Non-determinism is the norm. Identical training runs can produce slightly different models. This makes verification harder: you cannot simply hash the output and compare. Security controls must account for acceptable variation while detecting meaningful divergence.

What MLOps security covers

Stage Security concern Consequence of failure
Data governance Lineage, classification, quality, compliance Untraceable data, regulatory violations, poisoned models
Training Data integrity, compute security, reproducibility Poisoned or compromised models
Evaluation Honest metrics, adversarial testing, bias detection Unsafe models pass validation
Registration Versioning, integrity, access control Wrong model deployed, tampering undetected
Deployment Approval, canary, rollback Untested models reach production
Monitoring Drift detection, anomaly alerting Degradation goes unnoticed

Core topics

  • Threat Intelligence covers the MLOps threat landscape, MITRE ATLAS mapping, real-world attack patterns, and how to build an MLOps threat intelligence practice.
  • Data Governance covers data lineage, versioning, classification, quality controls, and regulatory compliance for ML workflows.
  • Secure ML Pipelines covers end-to-end pipeline security from training through deployment, including reproducibility and attestation.
  • Model Lifecycle covers managing models through their entire lifecycle: versioning, staging, production, retirement, and the approval gates between each stage.
  • Foundation Model Access covers the governance structure for accessing foundation models: sourcing classification, risk tiering, minimum requirements, evaluation criteria, approval processes, and ongoing monitoring.
  • Experiment Tracking covers securing the experiment process, protecting intellectual property in hyperparameters and results, and managing access to experiment data.

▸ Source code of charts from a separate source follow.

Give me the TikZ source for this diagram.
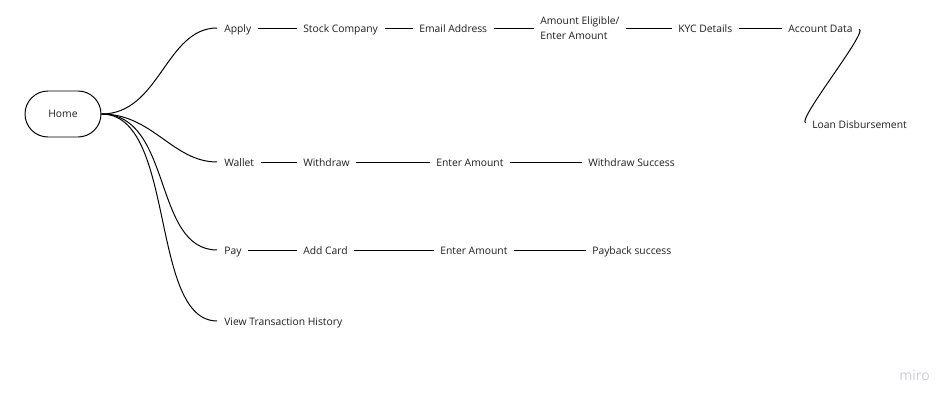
\documentclass[tikz,border=0pt]{standalone}
\usepackage{fontspec}
\setmainfont{Open Sans}
\usepackage{xcolor}
\definecolor{miroGray}{HTML}{CDCDD8}
\definecolor{inkGray}{HTML}{1E1E1E}

\begin{document}
\begin{tikzpicture}[x=0.25mm,y=-0.25mm,
  lbl/.style={anchor=west,inner sep=0pt,text=inkGray,font=\fontsize{7.35}{10.5}\selectfont,text height=1.6ex,text depth=0.45ex},
  lbltwo/.style={anchor=west,inner sep=0pt,text=inkGray,font=\fontsize{7.35}{10.5}\selectfont,align=left},
  homebox/.style={draw,line width=0.7pt,rounded corners=5.75mm,minimum width=19mm,minimum height=11.5mm,text=inkGray,font=\fontsize{7.35}{9}\selectfont},
  link/.style={line width=0.7pt,shorten <=1.6mm,shorten >=1.6mm},
  branch/.style={line width=0.7pt,shorten >=1.7mm}]
\useasboundingbox (0,0) rectangle (952,403);
% Start
\node[homebox] (home) at (63,114) {Home};
% Apply row
\node[lbl] (apply) at (224,28) {Apply};
\node[lbl] (stock) at (303,28) {Stock Company};
\node[lbl] (email) at (419,28) {Email Address};
\node[lbltwo] (eligible) at (540,28) {Amount Eligible/\\Enter Amount};
\node[lbl] (kyc) at (678,28) {KYC Details};
\node[lbl] (account) at (788,28) {Account Data};
\node[lbl] (loan) at (812,124) {Loan Disbursement};
% Wallet row
\node[lbl] (wallet) at (224,162) {Wallet};
\node[lbl] (withdraw) at (303,162) {Withdraw};
\node[lbl] (wamount) at (436,162) {Enter Amount};
\node[lbl] (wsuccess) at (588,162) {Withdraw Success};
% Pay row
\node[lbl] (pay) at (224,250) {Pay};
\node[lbl] (card) at (303,250) {Add Card};
\node[lbl] (pamount) at (440,250) {Enter Amount};
\node[lbl] (psuccess) at (592,250) {Payback success};
% History
\node[lbl] (history) at (224,321) {View Transaction History};
% Watermark
\node[anchor=west,inner sep=0pt,text=miroGray,font=\fontsize{10}{12}\selectfont] (miro) at (899,375) {miro};
%
% Branches out of Home
\draw[branch] (home.east) to[out=0,in=180] (apply.west);
\draw[branch] (home.east) to[out=0,in=180] (wallet.west);
\draw[branch] (home.east) to[out=0,in=180] (pay.west);
\draw[branch] (home.east) to[out=0,in=180,looseness=0.8] (history.west);
% Steps
\draw[link] (apply) -- (stock);
\draw[link] (stock) -- (email);
\draw[link] (email) -- (eligible);
\draw[link] (eligible) -- (kyc);
\draw[link] (kyc) -- (account);
\draw[link] (account.east) to[out=-10,in=170,looseness=0.4] (loan.west);
%
\draw[link] (wallet) -- (withdraw);
\draw[link] (withdraw) -- (wamount);
\draw[link] (wamount) -- (wsuccess);
%
\draw[link] (pay) -- (card);
\draw[link] (card) -- (pamount);
\draw[link] (pamount) -- (psuccess);
\end{tikzpicture}
\end{document}
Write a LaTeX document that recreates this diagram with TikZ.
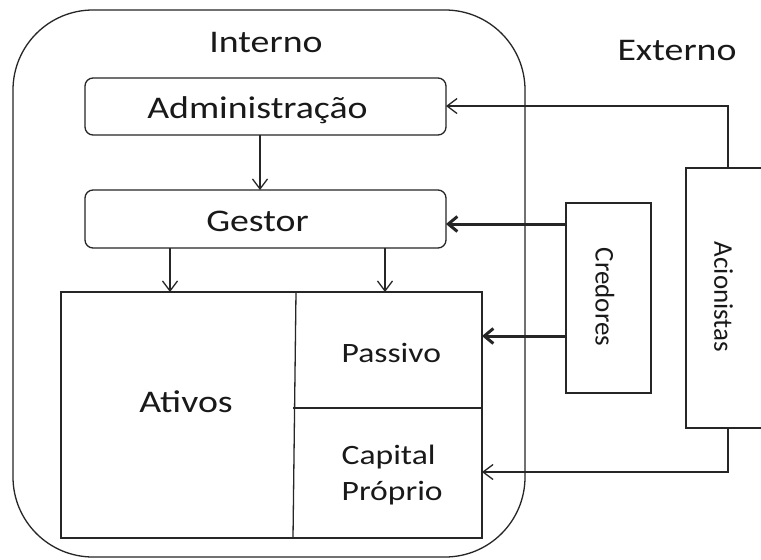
\documentclass[tikz,border=0pt]{standalone}
\usepackage{fontspec}
\setmainfont{Carlito}[FakeStretch=1.2]
\newfontfamily\vertfont{Carlito}
\usetikzlibrary{arrows.meta}
\begin{document}
\begin{tikzpicture}[x=1pt,y=-1pt,
  line width=1.3pt,
  color=black!85,
  box/.style={draw,line width=1.3pt,inner sep=0pt,outer sep=0pt},
  roundbox/.style={box,rounded corners=8pt},
  lbl/.style={inner sep=0pt,anchor=base,text=black!90,font=\fontsize{31.5}{36}\selectfont},
  lblsmall/.style={inner sep=0pt,anchor=base,text=black!90,align=left,font=\fontsize{28}{36}\selectfont},
  lblvert/.style={inner sep=0pt,rotate=-90,text=black!90,font=\vertfont\fontsize{27}{32}\selectfont},
  arr/.style={-{Straight Barb[length=10pt,width=15pt,line width=1.3pt]}},
  thickarr/.style={line width=3pt,-{Straight Barb[length=9pt,width=15pt,line width=3pt]}}]

\useasboundingbox (0,0) rectangle (761,560);
\fill[white] (0,0) rectangle (761,560);

% internal area
\node[box,rounded corners=80pt,minimum width=512pt,minimum height=547pt] (interno) at (269,283.5) {};
\node[lbl] (tinterno) at (266,52) {Interno};
\node[lbl] (texterno) at (677,60) {Externo};

% management boxes
\node[roundbox,minimum width=361pt,minimum height=57pt] (admin) at (265.5,106.5) {};
\node[lbl] (tadmin) at (257.5,118) {Administração};
\node[roundbox,minimum width=361pt,minimum height=58pt] (gestor) at (265.5,219) {};
\node[lbl] (tgestor) at (257.5,231) {Gestor};

% balance sheet
\node[box,minimum width=421pt,minimum height=246pt] (balanco) at (271.5,415) {};
\coordinate (divtop) at (296,292);
\coordinate (divbot) at (293,538);
\coordinate (divmid) at (293,408);
\draw (divtop) -- (divbot);
\draw (divmid) -- (divmid -| balanco.east);
\node[lbl] (tativos) at (186,412) {Ativos};
\node[lblsmall,anchor=base west] (tpassivo) at (341,362) {Passivo};
\node[lblsmall,anchor=base west] (tcapital) at (341,500) {Capital\\Próprio};

% external parties
\node[box,minimum width=85pt,minimum height=190pt] (credores) at (608.5,298) {};
\node[lblvert] (tcredores) at (605,297) {Credores};
\begin{scope}
  \clip (0,0) rectangle (761,560);
  \node[box,minimum width=84pt,minimum height=260pt] (acionistas) at (728,298) {};
\end{scope}
\node[lblvert] (tacionistas) at (723.5,297) {Acionistas};

% connector columns and rows
\coordinate (colA) at (260,0);
\coordinate (colB) at (170,0);
\coordinate (colC) at (385,0);
\coordinate (rowG) at (0,224);
\coordinate (rowP) at (0,336);
\coordinate (rowAd) at (0,106);
\coordinate (rowCp) at (0,472);

\draw[arr] (admin.south -| colA) -- (gestor.north -| colA);
\draw[arr] (gestor.south -| colB) -- (balanco.north -| colB);
\draw[arr] (gestor.south -| colC) -- (balanco.north -| colC);

\draw[thickarr] (credores.west |- rowG) -- (gestor.east |- rowG);
\draw[thickarr] (credores.west |- rowP) -- (balanco.east |- rowP);

\draw[arr] (acionistas.north) -- (acionistas.north |- rowAd) -- (admin.east |- rowAd);
\draw[arr] (acionistas.south) -- (acionistas.south |- rowCp) -- (balanco.east |- rowCp);
\end{tikzpicture}
\end{document}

Key frameworks and standards

Several frameworks provide structured guidance for MLOps security:

Framework Focus
MITRE ATLAS Adversarial threat landscape for AI systems: 15 tactics, 66 techniques, real-world case studies
OWASP ML Security Top 10 Prioritised risk categories for machine learning systems
SLSA Supply-chain integrity framework, adaptable to ML pipeline attestation
OpenSSF MLSecOps Practical guide for building secure AI/ML pipelines using open-source tools

MLOps is where pre-runtime and runtime meet

The deployment stage of MLOps is where this site's coverage ends and AI Runtime Security picks up. Pre-runtime ensures the model is trustworthy. Runtime ensures it stays trustworthy. A clean handoff requires both sides to agree on what "trustworthy" means and how to verify it.